If the domestic monetary architecture is visibly broken; inflation unmanageable, the Fed impotent, dollar access restricted to institutions, that confidence erodes. Rival blocs accelerate alternatives not because the dollar is weak on paper, but because the system governing it is demonstrably captured by private interests. The stablecoin architecture could simultaneously extend dollar reach and destroy dollar credibility. Both happening at once is not a contradiction. It is the historical pattern of overextended reserve currencies in their terminal phase.
8. The Political Economy Endpoint
The arrangement benefits three parties: government secures unlimited soft financing; stablecoin issuers acquire monopoly over the transaction medium and collect the T-Bill float; financial institutions earn fee revenue and regulatory moats that entrench their position. Consumers; whose labour generates the dollar flows powering the entire system, receive reward tokens whose value the issuer sets unilaterally.

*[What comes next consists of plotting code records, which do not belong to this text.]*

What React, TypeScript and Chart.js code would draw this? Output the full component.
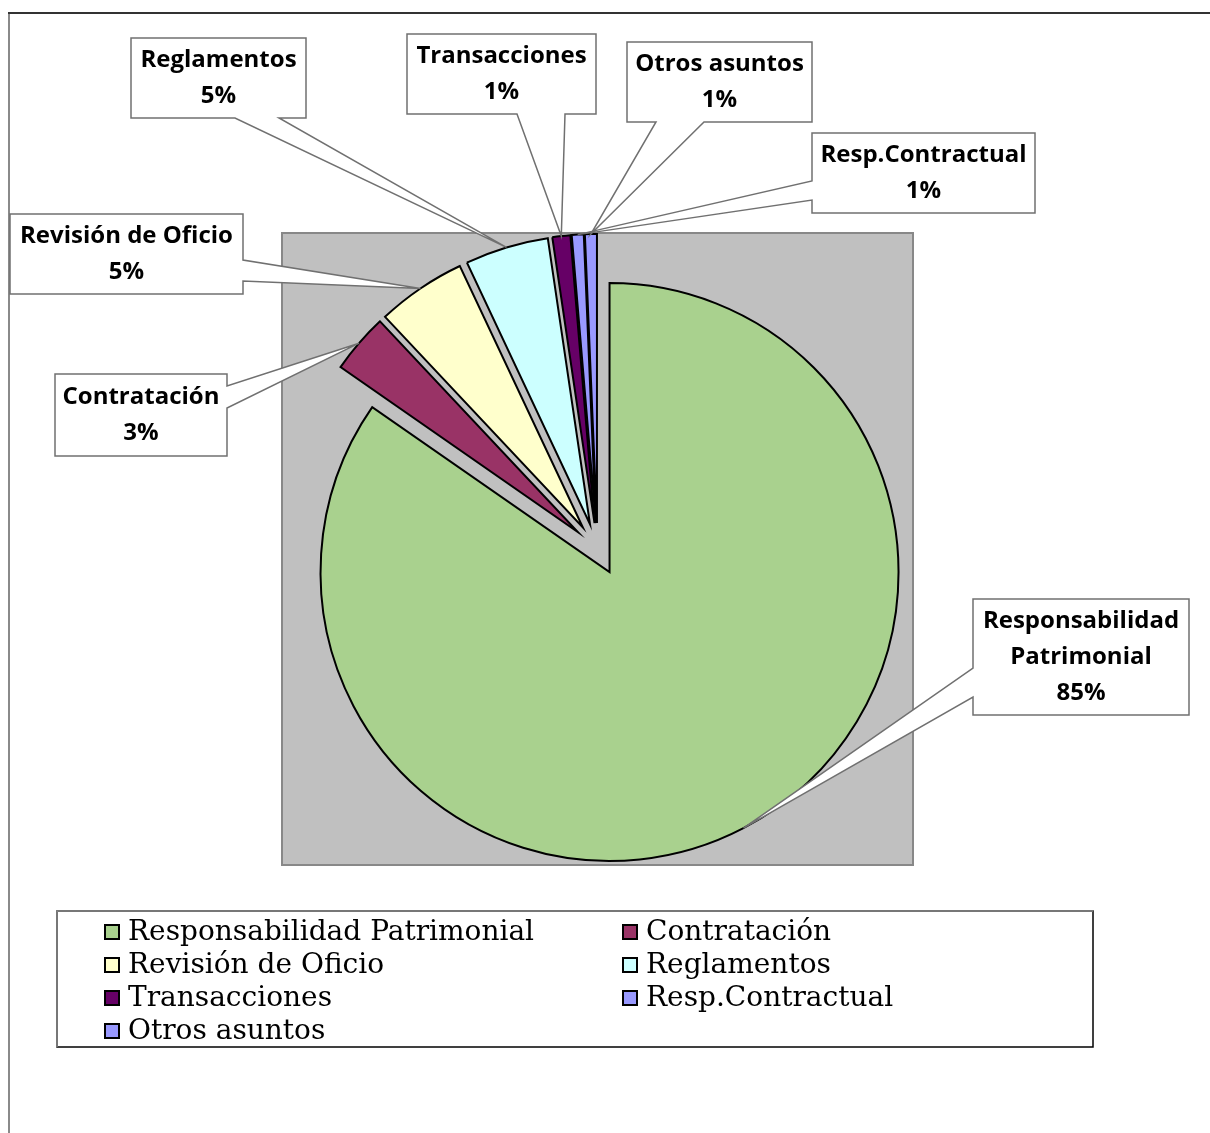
import React, { useEffect, useRef } from 'react';
import { Chart, registerables } from 'chart.js';

Chart.register(...registerables);

// ---------- data ----------
const categories = [
  'Responsabilidad Patrimonial',
  'Contratación',
  'Revisión de Oficio',
  'Reglamentos',
  'Transacciones',
  'Resp.Contractual',
  'Otros asuntos',
];
const counts = [254, 10, 15, 14, 3, 2, 2];
const sliceColors = ['#A9D18E', '#993366', '#FFFFCC', '#CCFFFF', '#660066', '#9999FF', '#9999FF'];
const calloutLabelLines = [
  ['Responsabilidad', 'Patrimonial'],
  ['Contratación'],
  ['Revisión de Oficio'],
  ['Reglamentos'],
  ['Transacciones'],
  ['Resp.Contractual'],
  ['Otros asuntos'],
];

// ---------- layout / style ----------
const W = 1210;
const H = 1133;
const PLOT = { left: 282, top: 233, right: 913, bottom: 865 };
const PIE_RADIUS = 289;
const EXPLODE = 26;

type Callout = { x: number; y: number; w: number; h: number; side: 'left' | 'right' | 'bottom'; a: number; b: number };
const calloutBoxes: Callout[] = [
  { x: 973, y: 599, w: 216, h: 116, side: 'left', a: 668, b: 697 },
  { x: 55, y: 374, w: 172, h: 82, side: 'right', a: 386, b: 408 },
  { x: 10, y: 214, w: 233, h: 80, side: 'right', a: 260, b: 281 },
  { x: 131, y: 38, w: 175, h: 80, side: 'bottom', a: 235, b: 279 },
  { x: 407, y: 34, w: 189, h: 80, side: 'bottom', a: 517, b: 565 },
  { x: 812, y: 133, w: 223, h: 80, side: 'left', a: 181, b: 200 },
  { x: 627, y: 42, w: 185, h: 80, side: 'bottom', a: 656, b: 704 },
];
const CALLOUT_FONT = 'bold 24px "Open Sans"';
const CALLOUT_LINE = 36;

const LEGEND = { left: 57, top: 911, right: 1093, bottom: 1047, cols: [105, 623], row0: 932, rowStep: 33, box: 14, gap: 9 };
const LEGEND_FONT = '28px "DejaVu Serif"';

const framePlugin = {
  id: 'frame',
  beforeDraw(chart: any) {
    const ctx = chart.ctx;
    ctx.save();
    // outer chart frame
    ctx.lineWidth = 2;
    ctx.strokeStyle = '#8a8a8a';
    ctx.beginPath();
    ctx.moveTo(9, 14);
    ctx.lineTo(9, H);
    ctx.stroke();
    ctx.strokeStyle = '#333333';
    ctx.beginPath();
    ctx.moveTo(8, 13);
    ctx.lineTo(W, 13);
    ctx.stroke();
    // plot area
    const a = chart.chartArea;
    ctx.fillStyle = '#C0C0C0';
    ctx.fillRect(a.left, a.top, a.right - a.left, a.bottom - a.top);
    ctx.strokeStyle = '#888888';
    ctx.lineWidth = 2;
    ctx.strokeRect(a.left, a.top, a.right - a.left, a.bottom - a.top);
    ctx.restore();
  },
};

const explodePlugin = {
  id: 'explode',
  beforeDatasetDraw(chart: any, args: any) {
    const ctx = chart.ctx;
    args.meta.data.forEach((arc: any) => {
      const mid = (arc.startAngle + arc.endAngle) / 2;
      ctx.save();
      ctx.translate(Math.cos(mid) * EXPLODE, Math.sin(mid) * EXPLODE);
      arc.draw(ctx, chart.chartArea);
      ctx.restore();
    });
    return false;
  },
};

function calloutPath(ctx: CanvasRenderingContext2D, c: Callout, tx: number, ty: number) {
  const { x, y, w, h } = c;
  const r = x + w;
  const btm = y + h;
  ctx.beginPath();
  ctx.moveTo(x, y);
  ctx.lineTo(r, y);
  if (c.side === 'right') {
    ctx.lineTo(r, c.a);
    ctx.lineTo(tx, ty);
    ctx.lineTo(r, c.b);
  }
  ctx.lineTo(r, btm);
  if (c.side === 'bottom') {
    ctx.lineTo(c.b, btm);
    ctx.lineTo(tx, ty);
    ctx.lineTo(c.a, btm);
  }
  ctx.lineTo(x, btm);
  if (c.side === 'left') {
    ctx.lineTo(x, c.b);
    ctx.lineTo(tx, ty);
    ctx.lineTo(x, c.a);
  }
  ctx.closePath();
}

const calloutPlugin = {
  id: 'callouts',
  afterDatasetsDraw(chart: any) {
    const ctx = chart.ctx;
    const meta = chart.getDatasetMeta(0);
    const values: number[] = chart.data.datasets[0].data;
    const total = values.reduce((s, v) => s + v, 0);
    ctx.save();
    meta.data.forEach((arc: any, i: number) => {
      const c = calloutBoxes[i];
      if (!c) return;
      const mid = (arc.startAngle + arc.endAngle) / 2;
      const dist = arc.outerRadius + EXPLODE;
      const tx = arc.x + Math.cos(mid) * dist;
      const ty = arc.y + Math.sin(mid) * dist;
      calloutPath(ctx, c, tx, ty);
      ctx.fillStyle = '#ffffff';
      ctx.fill();
      ctx.lineWidth = 1.5;
      ctx.strokeStyle = '#707070';
      ctx.lineJoin = 'miter';
      ctx.stroke();
      const lines = [...calloutLabelLines[i], Math.round((values[i] / total) * 100) + '%'];
      ctx.fillStyle = '#000000';
      ctx.font = CALLOUT_FONT;
      ctx.textAlign = 'center';
      ctx.textBaseline = 'middle';
      const cx = c.x + c.w / 2;
      const cy = c.y + c.h / 2;
      lines.forEach((t, k) => {
        ctx.fillText(t, cx, cy + (k - (lines.length - 1) / 2) * CALLOUT_LINE);
      });
    });
    ctx.restore();
  },
};

const legendPlugin = {
  id: 'customLegend',
  afterDraw(chart: any) {
    const ctx = chart.ctx;
    const L = LEGEND;
    ctx.save();
    ctx.fillStyle = '#ffffff';
    ctx.fillRect(L.left, L.top, L.right - L.left, L.bottom - L.top);
    ctx.lineWidth = 1.5;
    ctx.strokeStyle = '#000000';
    ctx.strokeRect(L.left, L.top, L.right - L.left, L.bottom - L.top);
    ctx.strokeStyle = '#8a8a8a';
    ctx.beginPath();
    ctx.moveTo(L.left, L.bottom);
    ctx.lineTo(L.left, L.top);
    ctx.lineTo(L.right, L.top);
    ctx.stroke();

    const labels: string[] = chart.data.labels;
    const colors: string[] = chart.data.datasets[0].backgroundColor;
    ctx.font = LEGEND_FONT;
    ctx.textAlign = 'left';
    ctx.textBaseline = 'middle';
    labels.forEach((lab, i) => {
      const col = i % 2;
      const row = Math.floor(i / 2);
      const x = L.cols[col];
      const y = L.row0 + row * L.rowStep;
      ctx.fillStyle = colors[i];
      ctx.fillRect(x, y - L.box / 2, L.box, L.box);
      ctx.lineWidth = 2;
      ctx.strokeStyle = '#000000';
      ctx.strokeRect(x, y - L.box / 2, L.box, L.box);
      ctx.fillStyle = '#000000';
      ctx.fillText(lab, x + L.box + L.gap, y + 1);
    });
    ctx.restore();
  },
};

export default function App() {
  const canvasRef = useRef<HTMLCanvasElement | null>(null);

  useEffect(() => {
    document.body.style.margin = '0';
    document.body.style.overflow = 'hidden';
    const canvas = canvasRef.current;
    if (!canvas) return;
    const chart = new Chart(canvas, {
      type: 'pie',
      data: {
        labels: categories,
        datasets: [
          {
            data: counts,
            backgroundColor: sliceColors,
            borderColor: '#000000',
            borderWidth: 2,
            borderJoinStyle: 'miter',
          } as any,
        ],
      },
      options: {
        responsive: false,
        animation: false,
        devicePixelRatio: 1,
        radius: PIE_RADIUS,
        events: [],
        layout: {
          padding: { left: PLOT.left, top: PLOT.top, right: W - PLOT.right, bottom: H - PLOT.bottom },
        },
        plugins: {
          legend: { display: false },
          tooltip: { enabled: false },
        },
      } as any,
      plugins: [framePlugin, explodePlugin, calloutPlugin, legendPlugin],
    });
    return () => chart.destroy();
  }, []);

  return (
    <div style={{ width: W, height: H, position: 'relative', overflow: 'hidden' }}>
      <canvas ref={canvasRef} width={W} height={H} style={{ display: 'block', width: W, height: H }} />
    </div>
  );
}
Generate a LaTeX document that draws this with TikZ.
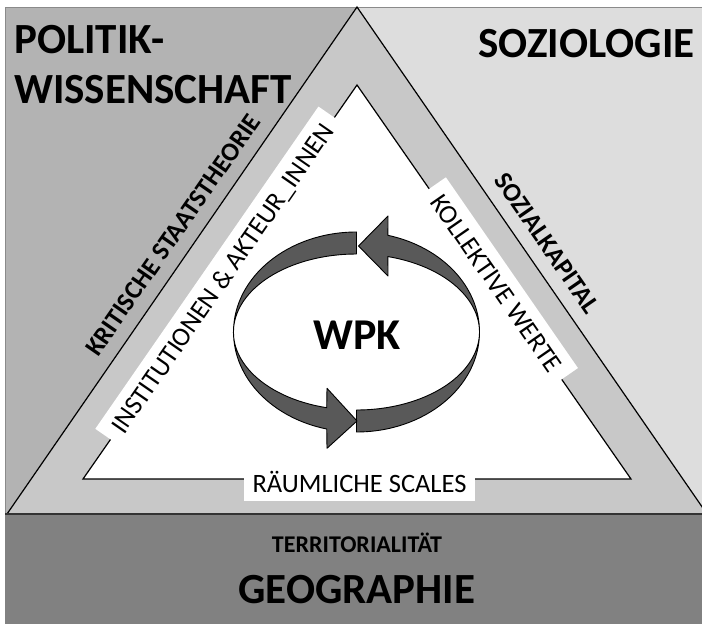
\documentclass[tikz,border=0pt]{standalone}
\usepackage{fontspec}
\setmainfont{Carlito}
\definecolor{leftgray}{HTML}{B3B3B3}
\definecolor{rightgray}{HTML}{DDDDDD}
\definecolor{bandgray}{HTML}{C8C8C8}
\definecolor{geogray}{HTML}{818181}
\definecolor{ringgray}{HTML}{595959}
\definecolor{framegray}{HTML}{8A8A8A}
\begin{document}
\begin{tikzpicture}[x=1pt,y=1pt,
  ringarrow/.style={fill=ringgray, draw=black, line width=0.9pt, line join=round},
  edgebox/.style={fill=white, inner sep=0pt, font=\fontsize{26.5}{30}\selectfont, text height=17pt, text depth=0pt},
  sidelabel/.style={inner sep=0pt, font=\bfseries\fontsize{26}{30}\selectfont},
  biglabel/.style={inner sep=0pt, font=\bfseries\fontsize{43}{50}\selectfont}]
\useasboundingbox (0,0) rectangle (702,624);
\fill[white] (0,0) rectangle (702,624);
% background regions
\fill[leftgray] (5,0) rectangle (357,617);
\fill[rightgray] (357,0) rectangle (702,617);
\draw[framegray, line width=0.8pt] (5,0) -- (5,617) -- (702,617);
% triangles
\draw[fill=bandgray, line width=1.2pt] (357,617) -- (7,110) -- (707,110) -- cycle;
\draw[fill=white, line width=1.2pt] (357,539) -- (83,145) -- (631,145) -- cycle;
% bottom band
\fill[geogray] (5,0) rectangle (702,110);
\draw[line width=1.6pt, black!80] (5,110) -- (702,110);
% edge boxes
\node[edgebox, rotate=55.3, minimum width=392pt, minimum height=38pt] (inst) at (222.5,345.5) {INSTITUTIONEN \& AKTEUR\_INNEN};
\node[edgebox, rotate=-55.3, minimum width=232pt, minimum height=38pt] (werte) at (496.3,340.5) {KOLLEKTIVE WERTE};
\node[edgebox, minimum width=231pt, minimum height=34pt] (scales) at (359.5,140) {RÄUMLICHE SCALES};
% side labels
\node[sidelabel, rotate=55.3] (staat) at (173,389) {KRITISCHE STAATSTHEORIE};
\node[sidelabel, rotate=-55.3] (sozkap) at (547,381) {SOZIALKAPITAL};
% big labels
\node[biglabel, anchor=west] (pol1) at (14,584) {POLITIK-};
\node[biglabel, anchor=west] (pol2) at (14,534) {WISSENSCHAFT};
\node[biglabel, anchor=east] (soz) at (695,580) {SOZIOLOGIE};
\node[inner sep=0pt, font=\bfseries\fontsize{24}{28}\selectfont] (terr) at (357,81) {TERRITORIALITÄT};
\node[biglabel] (geo) at (357,34) {GEOGRAPHIE};
% ring arrows
\draw[ringarrow] (356.5,192) arc[start angle=-90, end angle=75.2, x radius=123, y radius=100]
  -- (388,408) -- (358.5,378) -- (388,348) -- (387.9,367.4)
  arc[start angle=75.2, end angle=-90, x radius=123, y radius=78] -- cycle;
\draw[ringarrow] (356.5,392) arc[start angle=90, end angle=256, x radius=123, y radius=100]
  -- (327,175.7) -- (357,203) -- (327,235.7) -- (326.7,216.3)
  arc[start angle=256, end angle=90, x radius=123, y radius=78] -- cycle;
\node[biglabel, font=\bfseries\fontsize{44}{50}\selectfont] (wpk) at (357,289) {WPK};
\end{tikzpicture}
\end{document}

This is not a market failure. It is the market functioning exactly as designed, for the parties who designed it. The repercussion is not that something goes wrong. The repercussion is that it goes exactly right; for the wrong people, permanently, with no structural mechanism for reversal once network effects and institutional capture are complete.
Aggregate Trajectory
Each of these repercussions compounds the others. A vestigial Fed enables unconstrained fiscal spending. Unconstrained fiscal spending accelerates dollar displacement. Dollar displacement concentrates seigniorage in private hands. Private seigniorage concentration produces quasi-sovereign issuers. Quasi-sovereign issuers are too important to regulate and too connected to discipline. The class bifurcation this produces is self-reinforcing; those with dollar access accumulate; those without do not. And the geopolitical signal this sends accelerates the global search for dollar alternatives, which ultimately undermines the reserve status that made the entire architecture viable to begin with.
The architecture does not fail dramatically. It succeeds gradually, until the conditions for its own continuation no longer exist.